Professor Jonathan Turley sees in the Georgia case a broader, nationwide problem, ”the odor of selective prosecution.”
Turley discusses a number of cases in support of his view that the selective prosecution of persons and views on the right has become intolerable.
There’s the contrast in Special Counsel Robert Hur’s decision not to prosecute Joe Biden who for four decades “serially violat[ed] laws governing classified documents” including reading from one of them to his “non-cleared ghostwriter” with Special Counsel Jack Smith’s prosecution of Donald Trump for retaining classified documents in a locked room at Mar-a-Lago, a facility under watch by the Secret Service.
Then there’s Letitia James in New York, who ran on a pledge to prosecute Trump for something never named, “Ultimately, James used a law in an unprecedented way to secure an absurd penalty of half a billion dollars, even though no one lost a dime because of the Trump loans.” James is not alone in this nonsense. Another prosecutor, Manhattan district attorney Alvin Bragg:
has also come up with an unprecedented way of using a state law to effectively prosecute Trump for a federal offense that the Justice Department has already rejected.
The same odor has been lingering in the Hunter Biden cases.
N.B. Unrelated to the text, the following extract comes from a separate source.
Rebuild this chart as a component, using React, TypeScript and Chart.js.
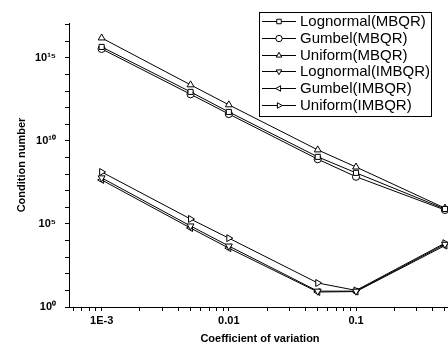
import React, { useEffect, useRef } from 'react';
import { Chart, registerables } from 'chart.js';

Chart.register(...registerables);

// ---- data ----
const coefficients = [0.001, 0.005, 0.01, 0.05, 0.1, 0.5];

const seriesLabels = [
  'Lognormal(MBQR)',
  'Gumbel(MBQR)',
  'Uniform(MBQR)',
  'Lognormal(IMBQR)',
  'Gumbel(IMBQR)',
  'Uniform(IMBQR)',
];

const lognormalMBQR = [4.6e15, 9e12, 5.6e11, 1.1e9, 1.2e8, 8e5];
const gumbelMBQR = [3.5e15, 6.5e12, 4.2e11, 8e8, 7e7, 7e5];
const uniformMBQR = [1.6e16, 2.4e13, 1.5e12, 2.9e9, 2.7e8, 9e5];
const lognormalIMBQR = [6e7, 7.6e4, 4.7e3, 9, 9, 6e3];
const gumbelIMBQR = [4.5e7, 5.7e4, 3.5e3, 8, 8.5, 5e3];
const uniformIMBQR = [1.35e8, 2e5, 1.4e4, 28, 10, 7e3];

const seriesValues = [
  lognormalMBQR,
  gumbelMBQR,
  uniformMBQR,
  lognormalIMBQR,
  gumbelIMBQR,
  uniformIMBQR,
];

const seriesPointStyles = ['rect', 'circle', 'triangle', 'triangle', 'triangle', 'triangle'];
const seriesPointRotations = [0, 0, 0, 180, 270, 90];

const xTickValues = [
  6e-4, 7e-4, 8e-4, 9e-4,
  1e-3, 2e-3, 3e-3, 4e-3, 5e-3, 6e-3, 7e-3, 8e-3, 9e-3,
  1e-2, 2e-2, 3e-2, 4e-2, 5e-2, 6e-2, 7e-2, 8e-2, 9e-2,
  1e-1, 2e-1, 3e-1, 4e-1, 5e-1,
];
const xTickLabelExponents = [-3, -2, -1];
const xTickLabelTexts = ['1E-3', '0.01', '0.1'];

const yTickExponents = [0, 1, 2, 3, 4, 5, 6, 7, 8, 9, 10, 11, 12, 13, 14, 15, 16, 17];
const yLabeledExponents = [0, 5, 10, 15];

const SUP: Record<string, string> = {
  '0': '⁰', '1': '¹', '2': '²', '3': '³', '4': '⁴',
  '5': '⁵', '6': '⁶', '7': '⁷', '8': '⁸', '9': '⁹',
};
const sup = (n: number) => String(n).split('').map((c) => SUP[c] || c).join('');

const FONT = '"Liberation Sans", Arial, sans-serif';

function drawMarker(
  ctx: CanvasRenderingContext2D,
  style: string,
  rotationDeg: number,
  x: number,
  y: number,
  r: number
) {
  ctx.beginPath();
  if (style === 'circle') {
    ctx.arc(x, y, r, 0, Math.PI * 2);
  } else if (style === 'rect') {
    const s = Math.SQRT1_2 * r;
    ctx.rect(x - s, y - s, 2 * s, 2 * s);
  } else {
    let rad = (rotationDeg * Math.PI) / 180;
    ctx.moveTo(x + Math.sin(rad) * r, y - Math.cos(rad) * r);
    rad += (2 * Math.PI) / 3;
    ctx.lineTo(x + Math.sin(rad) * r, y - Math.cos(rad) * r);
    rad += (2 * Math.PI) / 3;
    ctx.lineTo(x + Math.sin(rad) * r, y - Math.cos(rad) * r);
    ctx.closePath();
  }
  ctx.fillStyle = '#fff';
  ctx.fill();
  ctx.strokeStyle = '#000';
  ctx.lineWidth = 1;
  ctx.stroke();
}

const boxLegend = {
  id: 'boxLegend',
  afterDatasetsDraw(chart: any) {
    const ctx: CanvasRenderingContext2D = chart.ctx;
    ctx.save();
    const bx = 259.5, by = 12.5, bw = 172, bh = 104;
    ctx.fillStyle = '#fff';
    ctx.fillRect(bx, by, bw, bh);
    ctx.strokeStyle = '#000';
    ctx.lineWidth = 1;
    ctx.strokeRect(bx, by, bw, bh);
    chart.data.datasets.forEach((ds: any, i: number) => {
      const y = Math.round(21 + i * 16.8) + 0.5;
      ctx.strokeStyle = '#000';
      ctx.lineWidth = 1;
      ctx.beginPath();
      ctx.moveTo(262, y);
      ctx.lineTo(296, y);
      ctx.stroke();
      drawMarker(ctx, ds.pointStyle, ds.pointRotation || 0, 279, y, 3.2);
      ctx.fillStyle = '#000';
      ctx.font = `15px ${FONT}`;
      ctx.textBaseline = 'middle';
      ctx.textAlign = 'left';
      ctx.fillText(ds.label, 300, y + 0.5);
    });
    ctx.restore();
  },
};

export default function App() {
  const canvasRef = useRef<HTMLCanvasElement | null>(null);

  useEffect(() => {
    if (!canvasRef.current) return;
    const datasets = seriesLabels.map((label, i) => ({
      label,
      data: coefficients.map((x, j) => ({ x, y: seriesValues[i][j] })),
      borderColor: '#000',
      borderWidth: 1,
      backgroundColor: '#fff',
      pointStyle: seriesPointStyles[i],
      pointRotation: seriesPointRotations[i],
      pointRadius: seriesPointStyles[i] === 'triangle' ? 4 : 3.6,
      pointBackgroundColor: '#fff',
      pointBorderColor: '#000',
      pointBorderWidth: 1,
      fill: false,
      tension: 0,
    }));

    const chart = new Chart(canvasRef.current, {
      type: 'line',
      data: { datasets } as any,
      plugins: [boxLegend],
      options: {
        responsive: false,
        animation: false,
        events: [],
        layout: { padding: { top: 23, right: 1, left: 0, bottom: 0 } },
        plugins: {
          legend: { display: false },
          tooltip: { enabled: false },
        },
        scales: {
          x: {
            type: 'logarithmic',
            min: 5.54e-4,
            max: 0.558,
            afterBuildTicks: (s: any) => {
              s.ticks = xTickValues.map((v) => ({ value: v }));
            },
            afterFit: (s: any) => {
              s.height = 45;
            },
            ticks: {
              autoSkip: false,
              maxRotation: 0,
              minRotation: 0,
              padding: 3,
              color: '#000',
              font: { family: FONT, size: 11, weight: 'bold' },
              callback: (v: any) => {
                const lv = Math.log10(Number(v));
                const k = xTickLabelExponents.findIndex((e) => Math.abs(e - lv) < 1e-6);
                return k >= 0 ? xTickLabelTexts[k] : '';
              },
            },
            grid: {
              display: true,
              drawOnChartArea: false,
              drawTicks: true,
              tickLength: 4,
              tickColor: '#000',
              color: '#000',
            },
            border: { display: true, color: '#000', width: 1 },
            title: {
              display: true,
              text: 'Coefficient of variation',
              color: '#000',
              font: { family: FONT, size: 11, weight: 'bold' },
              padding: { top: 0, bottom: 6 },
            },
          },
          y: {
            type: 'logarithmic',
            min: 1,
            max: 1.27e17,
            afterBuildTicks: (s: any) => {
              s.ticks = yTickExponents.map((k) => ({ value: Math.pow(10, k) }));
            },
            afterFit: (s: any) => {
              s.width = 69;
            },
            ticks: {
              autoSkip: false,
              padding: 9,
              color: '#000',
              font: { family: FONT, size: 11, weight: 'bold' },
              callback: (v: any) => {
                const k = Math.round(Math.log10(Number(v)));
                return yLabeledExponents.includes(k) ? '10' + sup(k) : '';
              },
            },
            grid: {
              display: true,
              drawOnChartArea: false,
              drawTicks: true,
              tickLength: 4,
              tickColor: '#000',
              color: '#000',
            },
            border: { display: true, color: '#000', width: 1 },
            title: {
              display: true,
              text: 'Condition number',
              color: '#000',
              font: { family: FONT, size: 11, weight: 'bold' },
              padding: { top: 15, bottom: 0 },
            },
          },
        },
      } as any,
    });
    return () => chart.destroy();
  }, []);

  return (
    <div
      style={{
        position: 'fixed',
        left: 0,
        top: 0,
        width: 448,
        height: 352,
        overflow: 'hidden',
        background: '#fff',
      }}
    >
      <canvas ref={canvasRef} width={456} height={352} />
    </div>
  );
}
The Justice Department had reached a ridiculous plea agreement with Hunter Biden that would have allowed for no jail time and a sweeping immunity agreement that would have protected him from all his other alleged crimes.
As the plea agreement fell apart in court, the prosecutor admitted that he had never seen a defendant given such a deal over his long career. This came after the Justice Department had allowed the statute of limitations to run out on major felonies and scuttled efforts to conduct searches and interviews. Even after that embarrassing hearing, the Justice Department was still trying to preserve the agreement.
He gives even more examples of the “odor of mendacity” in our courtrooms and offers only one hopeful sign — a California judge, Cormac J. Carney, issued a rare opinion slamming demonstrable selective prosecution of conservative groups.
With almost every law professor in the country supporting the Left and hiring of new law school faculty controlled by the existing pro-Democrat faculty, with bar disciplinary groups largely drawn from the same tranche of leftists and their sympathizers at the moment, only rare courage by the judiciary can change this. Of course, if you think Trump’s tweets are too bothersome to vote for him, you can be sure this mendacious infestation of justice will only get worse.